In our text (esp. 34-36), the master places servants to assigned stations and functions, at his pleasure, and charges the doorkeeper especially to keep watch for his return. Hence, he must keep watch, especially at those times when he is least likely to keep watch and when the master is least likely to come—such as at evening, at midnight, at cock-crow (i. .e, the third Roman watch of the night, 12:00-3:00 A. M.), or in the early morning. Should the master come and find the doorkeeper sleeping, then likely displeasure will ensur. Similarly, we must remain vigilant, and in the way of our duty via our callings, when Jesus comes.

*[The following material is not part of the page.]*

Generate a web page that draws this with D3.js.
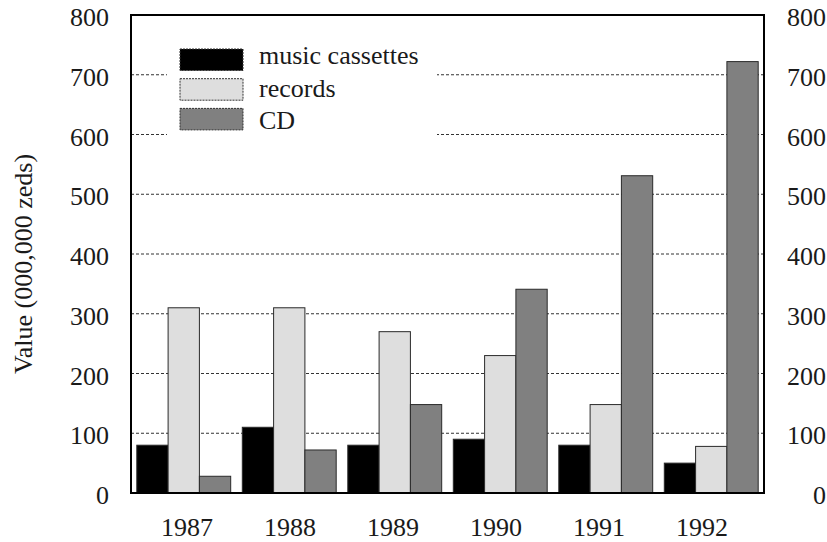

God’s Word lists certain signs that Jesus’ Second Coming nears. We find a robust list of these earlier in today’s chapter (Mark 13:3-26). As the time for Jesus’ return nears, we shall note persons claiming (falsely, of course) to be the Messiah—to be Jesus Himself. We shall hear of wars, rumors of wars, and geological calamities—such as earthquakes and famines. The Gospel preached to all nations stands prerequisite to Jesus’ return, and, as the pioneer missionary endeavor continues inexorably forward, our anticipation of Jesus’s Second Coming heightens. This sign seems to be the lone pleasant one in the list. Other, more painful signs, now proceed. Persecution of Christians will rise in scope and in intensity, and otherwise orthodox worship will be profaned by Christ’s opponents. Finally, the physical realm will winess the darkening of the heavenly bodies—and then the Son of Man will come. Marantha—our Lord, come (1 Corinthians 16:21).
Yet, no matter what we see, or don’t see, let us be watchful all the time for Jesus’ return. It will happen, it will happen in the manner denoted in Scripture, and it will happen soon—as God defines soon. Let us remain spiritually awake for this—and may God be glorified.
1I learned of this from from Dr. Bob Hall, late professor of preaching and worship in Erskine Theological Seminary, Due West, South Carolina, in his Introduction to Preaching and Worship course, fall 1991.
2Among these ministries is WHCB-FM (91.5 MHz), licensed to Bristol, Tennessee, during my tenure as pastor of Mt. Calvary EPC in Kingsport, Tennessee (1995-97).
3For the correct claim that Jesus’ will appear personally, visibly, and bodily, see the brief Evangelical Presbyterian Church document “The Essentials,” number 6.
4Often we hear that the chief point of this parable is to develop and to display our talents for the Master’s pleasure—and not to bury them. This is a worthy aim, to be sure, but to miss the diligence of the servants while the master is away—but with certain expectation of his return, though long-delayed—is to miss the main thrust of the passage.
5For cock-crow (Greek alektoroponia [alektoropwnia]) being the third Roman watch of the night, see Johannes P. Louw and Eugene A. Nida, eds., Greek-English Lexicon of the New Testament: Based on Semantic Domains (New York: United Bible Societies, 1989).